Enquanto outros países (a lista é imensa: Espanha, Portugal, Grécia, Irlanda, Estados Unidos, Egito...) continuam mergulhados nas consequências nefastas da crise econômica de 2008/2009, o Brasil segue firme seu rumo, até aqui em céu de brigadeiro. Em 2010, a economia brasileira cresceu 7,5% (taxa chinesa!), o que fez o país ser alçado à condição de sétima potência econômica do planeta, superando a Itália. Também em 2010, foram criados quase três milhões de novos empregos formais, outro recorde histórico.

Aqui, e novamente para tentar entender as aprovações de Lula e de Dilma com cinco meses de governos, vale a pena também comparar os cenários econômicos herdados. Lula, além de naquele momento inicial ainda lidar com a desconfiança dos mercados e das classes sociais mais baixas (em 2002, a eleição foi sustentada pelas classes médias, como defende o cientista político André Singer no artigo "Raízes sociais e ideológicas do lulismo"), recebera também um país destroçado. Nos anos FHC, o risco Brasil chegou a 2.700 pontos; o salário-mínimo era de 78 dólares; os créditos populares representavam apenas 14% do Produto Interno Bruto (PIB); em oito anos, foram criados cinco milhões de empregos; em 2002, a taxa de desemprego era de 12,2%.

Dilma assume certamente outro país: risco Brasil de 200 pontos; salário-mínimo de 210 dólares; créditos populares da ordem de 34% do PIB; 15 milhões de empregos formais gerados em oito anos, com 28 milhões de brasileiros tendo saído da linha de pobreza, e o consequente advento das chamadas novas classes médias; taxa de desemprego de 6,8% e o Brasil reconhecido no jogo das relações internacionais como um “global player”. Faz toda a diferença.

O que pretendo sugerir: depois de passar pelas mais diferentes experiências políticas e ideológicas (nacionalismo, desenvolvimentismo, ditaduras, neoliberalismo, lulismo), a população parece fazer o seguinte cálculo e análise: “disputas e crises fazem parte da política, independentemente dos partidos no poder.
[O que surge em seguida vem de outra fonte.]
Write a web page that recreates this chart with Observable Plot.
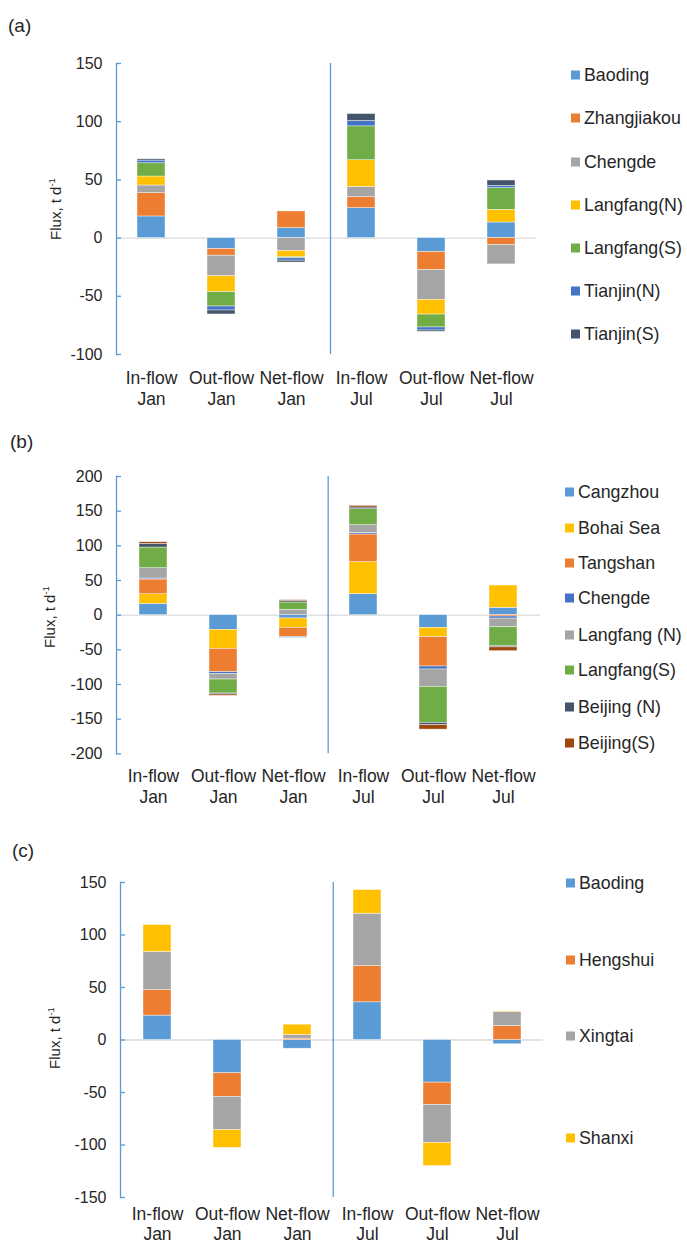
<!DOCTYPE html>
<html><head><meta charset="utf-8">
<script src="https://cdn.jsdelivr.net/npm/d3@7"></script>
<script src="https://cdn.jsdelivr.net/npm/@observablehq/plot@0.6"></script>
<style>
html,body{margin:0;padding:0;background:#fff;}
#root{position:relative;width:687px;height:1248px;overflow:hidden;font-family:"Liberation Sans",Arial,sans-serif;color:#262626;}
#root svg{position:absolute;left:0;}
.abs{position:absolute;}
.plab{font-size:19px;transform:translateY(-50%);}
.ylab{font-size:15px;transform:translate(-50%,-50%) rotate(-90deg);white-space:nowrap;}
.ylab sup{font-size:9.5px;}
.leg{font-size:17.8px;display:flex;align-items:center;white-space:nowrap;transform:translateY(-50%);}
.sw{width:9px;height:9px;display:inline-block;margin-right:4px;flex:none;}
</style></head><body><div id="root"></div><script>
const categories = ["In-flow\nJan","Out-flow\nJan","Net-flow\nJan","In-flow\nJul","Out-flow\nJul","Net-flow\nJul"];

// Panel (a)
const seriesA = ["Baoding","Zhangjiakou","Chengde","Langfang(N)","Langfang(S)","Tianjin(N)","Tianjin(S)"];
const colorsA = ["#5B9BD5","#ED7D31","#A5A5A5","#FFC000","#70AD47","#4472C4","#44546A"];
const a_Baoding     = [18.6,  -9.4,   8.6, 25.7, -12.0,  13.4];
const a_Zhangjiakou = [20.0,  -5.7,  14.3,  9.4, -15.4,  -6.0];
const a_Chengde     = [ 6.6, -17.7, -11.1,  8.9, -25.7, -16.6];
const a_LangfangN   = [ 7.7, -13.7,  -5.4, 22.9, -12.6,  10.9];
const a_LangfangS   = [11.4, -12.3,  -0.9, 29.1, -11.1,  18.6];
const a_TianjinN    = [ 2.3,  -3.4,  -2.0,  4.6,  -2.6,   2.0];
const a_TianjinS    = [ 1.1,  -3.4,  -1.6,  6.0,  -1.1,   4.6];
const ticksA = [-100,-50,0,50,100,150];

// Panel (b)
const seriesB = ["Cangzhou","Bohai Sea","Tangshan","Chengde","Langfang (N)","Langfang(S)","Beijing (N)","Beijing(S)"];
const colorsB = ["#5B9BD5","#FFC000","#ED7D31","#4472C4","#A5A5A5","#70AD47","#44546A","#9E480E"];
const b_Cangzhou  = [16.3, -21.2,  -4.8, 30.3, -18.3,  10.6];
const b_BohaiSea  = [13.9, -27.4, -13.5, 46.2, -13.5,  32.2];
const b_Tangshan  = [21.2, -33.7, -13.5, 39.9, -42.3,  -2.0];
const b_Chengde   = [ 1.4,  -2.4,  -1.0,  1.9,  -4.3,  -3.0];
const b_LangfangN = [14.9,  -8.2,   7.7, 11.5, -25.0, -12.5];
const b_LangfangS = [29.8, -20.2,  10.6, 23.1, -52.0, -27.5];
const b_BeijingN  = [ 5.3,  -1.4,   1.9,  2.4,  -3.4,  -1.5];
const b_BeijingS  = [ 2.4,  -1.9,   1.4,  2.4,  -6.3,  -5.5];
const ticksB = [-200,-150,-100,-50,0,50,100,150,200];

// Panel (c)
const seriesC = ["Baoding","Hengshui","Xingtai","Shanxi"];
const colorsC = ["#5B9BD5","#ED7D31","#A5A5A5","#FFC000"];
const c_Baoding  = [23.2, -31.7, -8.3, 35.9, -40.6, -4.1];
const c_Hengshui = [24.4, -22.5,  1.3, 34.6, -21.3, 13.3];
const c_Xingtai  = [36.2, -31.7,  3.5, 49.8, -36.2, 13.3];
const c_Shanxi   = [25.7, -16.8,  9.8, 22.5, -21.9,  0.6];
const ticksC = [-150,-100,-50,0,50,100,150];

const BLUE = "#5B9BD5";
const root = document.getElementById("root");

function panel(cfg) {
  const data = [];
  cfg.series.forEach((s, i) => cfg.values[i].forEach((v, j) => data.push({cat: categories[j], series: s, value: v})));
  const mt = 20, mb = 70;
  const h = cfg.axisBottom - cfg.axisTop;
  const step = (cfg.frameRight - cfg.frameLeft) / 6;
  const ymin = d3.min(cfg.ticks), ymax = d3.max(cfg.ticks);
  const svg = Plot.plot({
    width: 687, height: h + mt + mb,
    marginTop: mt, marginBottom: mb, marginLeft: cfg.frameLeft, marginRight: 687 - cfg.frameRight,
    style: {background: "transparent", overflow: "visible", fontFamily: "Liberation Sans, Arial, sans-serif", color: "#262626"},
    x: {domain: categories, paddingInner: 0.6, paddingOuter: 0.3},
    y: {domain: [ymin, ymax]},
    color: {domain: cfg.series, range: cfg.colors},
    marks: [
      Plot.ruleY([0], {stroke: "#D9D9D9", strokeWidth: 1.3}),
      Plot.barY(data, {x: "cat", y: "value", fill: "series", stroke: "#ffffff", strokeWidth: 0.6, strokeOpacity: 0.7}),
      Plot.ruleX([categories[3]], {y1: ymin, y2: ymax, stroke: BLUE, strokeWidth: 1.3, dx: -step / 2 + cfg.divShift}),
      Plot.frame({anchor: "left", stroke: BLUE, strokeWidth: 1.3}),
      Plot.axisY(cfg.ticks, {tickSize: 5, dx: 5, stroke: BLUE, strokeWidth: 1.3, fill: "none", label: null}),
      Plot.axisY(cfg.ticks, {tickSize: 0, tickPadding: 14, fontSize: 16, fill: "#262626", label: null, tickFormat: d => String(d)}),
      Plot.axisX({tickSize: 0, tickPadding: cfg.labelPad, fontSize: 17.5, lineHeight: cfg.lineH, fill: "#262626", label: null, tickFormat: d => d})
    ]
  });
  svg.style.top = (cfg.axisTop - mt) + "px";
  root.appendChild(svg);

  const pl = document.createElement("div");
  pl.className = "abs plab"; pl.textContent = cfg.tag;
  pl.style.left = cfg.tagX + "px"; pl.style.top = cfg.tagY + "px";
  root.appendChild(pl);

  const yl = document.createElement("div");
  yl.className = "abs ylab"; yl.innerHTML = "Flux, t d<sup>-1</sup>";
  yl.style.left = cfg.ylabX + "px"; yl.style.top = cfg.ylabY + "px";
  root.appendChild(yl);

  cfg.series.forEach((s, i) => {
    const it = document.createElement("div");
    it.className = "abs leg";
    it.style.left = cfg.legX + "px"; it.style.top = cfg.legY[i] + "px";
    const sw = document.createElement("span"); sw.className = "sw"; sw.style.background = cfg.colors[i];
    const tx = document.createElement("span"); tx.textContent = s;
    it.appendChild(sw); it.appendChild(tx);
    root.appendChild(it);
  });
}

panel({tag: "(a)", tagX: 8, tagY: 26, ylabX: 55, ylabY: 209,
  series: seriesA, colors: colorsA,
  values: [a_Baoding, a_Zhangjiakou, a_Chengde, a_LangfangN, a_LangfangS, a_TianjinN, a_TianjinS],
  ticks: ticksA, axisTop: 63.3, axisBottom: 354.3, frameLeft: 116, frameRight: 536, divShift: 4, labelPad: 15, lineH: 1.2,
  legX: 571, legY: [75, 118.3, 161.7, 205, 248, 290.7, 334]});

panel({tag: "(b)", tagX: 10, tagY: 442, ylabX: 49, ylabY: 617,
  series: seriesB, colors: colorsB,
  values: [b_Cangzhou, b_BohaiSea, b_Tangshan, b_Chengde, b_LangfangN, b_LangfangS, b_BeijingN, b_BeijingS],
  ticks: ticksB, axisTop: 476, axisBottom: 753.3, frameLeft: 116, frameRight: 540, divShift: 0, labelPad: 13, lineH: 1.2,
  legX: 565, legY: [491.7, 528.3, 563.3, 598.3, 635, 670, 707.3, 743.3]});

panel({tag: "(c)", tagX: 12, tagY: 851, ylabX: 54, ylabY: 1038,
  series: seriesC, colors: colorsC,
  values: [c_Baoding, c_Hengshui, c_Xingtai, c_Shanxi],
  ticks: ticksC, axisTop: 882.3, axisBottom: 1197.3, frameLeft: 120, frameRight: 543, divShift: 1, labelPad: 9, lineH: 1.12,
  legX: 566, legY: [883, 960, 1036, 1138]});
</script></body></html>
E quem afinal é capaz de garantir a melhoria efetiva da qualidade de vida para o conjunto da sociedade?”. No limite, como novamente lembra Fabio Silvestre, estão a consagrar o slogan democrata usado pela campanha de Bill Clinton, em 1992, quando derrotou George Bush pai: “é a economia, estúpido!”.

Sem desmerecimentos ou desqualificações, muito ao contrário: é uma avaliação legítima, com forte viés pragmático, certamente, mas ao mesmo tempo com considerável e respeitável grau de consciência política, pois considera os impactos sociais que as políticas econômicas conseguem oferecer. Ao analisar a escolha majoritária dos nordestinos por Dilma, no ano passado, a economista e socióloga Tânia Bacelar de Araújo, professora da Universidade Federal de Pernambuco (UFPE), já anunciava que "aquele não era o voto da submissão, da desinformação ou da ignorância, mas o da auto-confiança recuperada, do reconhecimento do correto redirecionamento de políticas estratégicas e da esperança na consolidação de avanços alcançados - alguns ainda insipientes e outros insuficientes". 

Suspeito que as oposições, lideradas pela mídia limpinha, em boa medida já compreenderam essa mensagem e devem voltar cada vez mais suas baterias de agressividade e contestações à política econômica do governo (ainda mais agora que Antonio Palocci, o queridinho dos mercados, se foi...). A tentativa de criar histeria coletiva por conta do "descontrole inflacionário" e de trazer de volta a loucura da remarcação de preços em cadeia dá um pouco do tom dessa postura, que, palpito, deverá ganhar contornos mais nítidos. Não por acaso, Dilma procurou dar respostas e escapar da crise política palocciana com o anúncio do programa "Brasil sem Miséria" - novamente, a economia que tenta alavancar desenvolvimento social.

Mais uma vez, e só para reforçar e fechar: a confortável situação econômica do Brasil, com evidentes ganhos sociais, ajuda a explicar muita coisa - incluindo a popularidade de Dilma.

Um comentário:

  1. Chico, só para constar: na Europa, onde a crise permanece forte, a mudança no quadro político tem a ver com a tentativa de buscar uma saída mais pragmática, não necessariamente ideológica; já nos EUA, como disse a The Economist na última edição, Obama pode perder exatamente porque não consegue reanimar a economia como se esperava. Portanto, o mantra dos ideólogos democratas - no caso, de James Carville - resiste.